Sacramento, California - A Redding man convicted for his role in a conspiracy to grow marijuana in California and transport it to the East Coast for sale was sentenced Wednesday to six and a half years in prison, following a multiagency probe that included U.S. Immigration and Customs Enforcement’s (ICE) Homeland Security Investigations (HSI).
John James Kash, 53, was sentenced by U.S. District Judge Kimberly J. Mueller. Kash was convicted in November 2015 after a six-day jury trial of conspiracy to distribute marijuana, manufacturing marijuana, and conspiracy to launder monetary instruments. Assistant U.S. Attorneys Michele Beckwith, Christiaan Highsmith, Kevin Khasigian, and Justin Lee prosecuted the case.
The evidence at trial showed Kash was part of an interstate marijuana trafficking conspiracy that diverted marijuana from California to Pennsylvania from 2009 through 2013. Kash was arrested in 2013 after being found in a Redding warehouse that had been converted into an indoor marijuana grow. The warehouse contained four separate marijuana grow rooms with plants in various stages of development to allow for year-round marijuana production.
Kash and his co-conspirators shipped the marijuana grown in the Redding area to Pittsburgh. Kash, a native of Pennsylvania, coordinated the marijuana distribution in the Pittsburgh area. In May 2013, Kash and co-defendant James Massery shipped 158 one-pound bags of marijuana concealed in shrink-wrapped barrels from California to Pennsylvania. Kash and co-conspirators Massery, Glen Meyers, and Aimee Burgess were all arrested in Pennsylvania as they were unloading the marijuana from the barrels.
Kash recruited his family and friends to assist with the concealment and transport of the cash generated by the drug trafficking activities. During an eight-month period between August 2010 and April 2011, Kash and others attempted to launder $382,000 in drug proceeds through credit unions in Pittsburgh and Redding. Kash was arrested in May 2012 in Utah attempting to drive $60,000 in cash from Pittsburgh to Redding.
The United States ultimately seized approximately $1 million in drug proceeds from various bank accounts and other assets that Kash and his co-conspirators controlled.

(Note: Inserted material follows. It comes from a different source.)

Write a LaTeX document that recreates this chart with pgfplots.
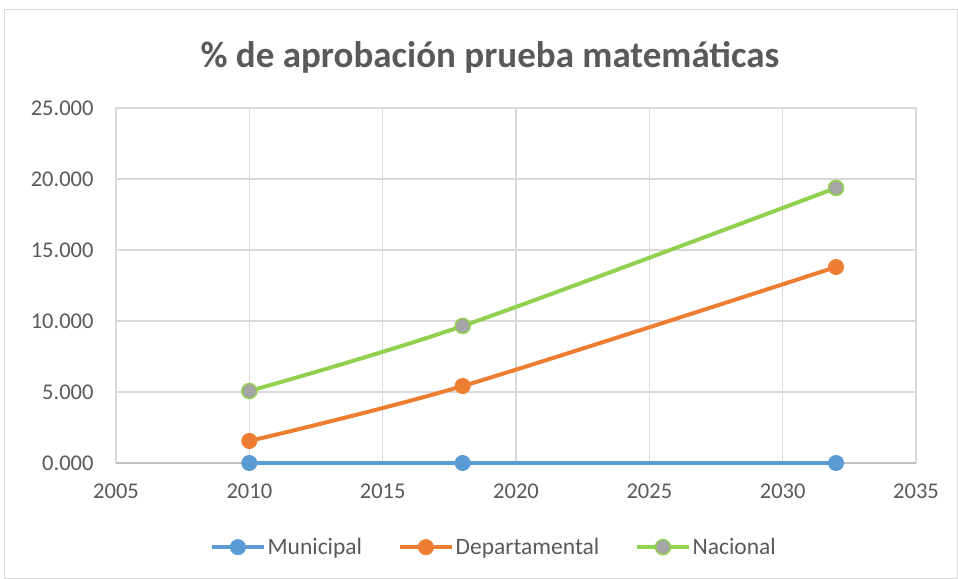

This case was the product of a probe by the Internal Revenue Service – Criminal Investigation and the Sacramento Valley Financial Crimes Task Force, with assistance from HSI, the Pennsylvania State Police, the Drug Enforcement Administration, Pennsylvania’s Washington County Drug Task Force, and the Utah Highway Patrol.
Kash is the last of four defendants to be sentenced. Co-defendant Glen Meyers was sentenced to eight years and two months in prison; James Massery was sentenced to six years and three months in prison; and Aimee Burgess was sentenced to five years in prison.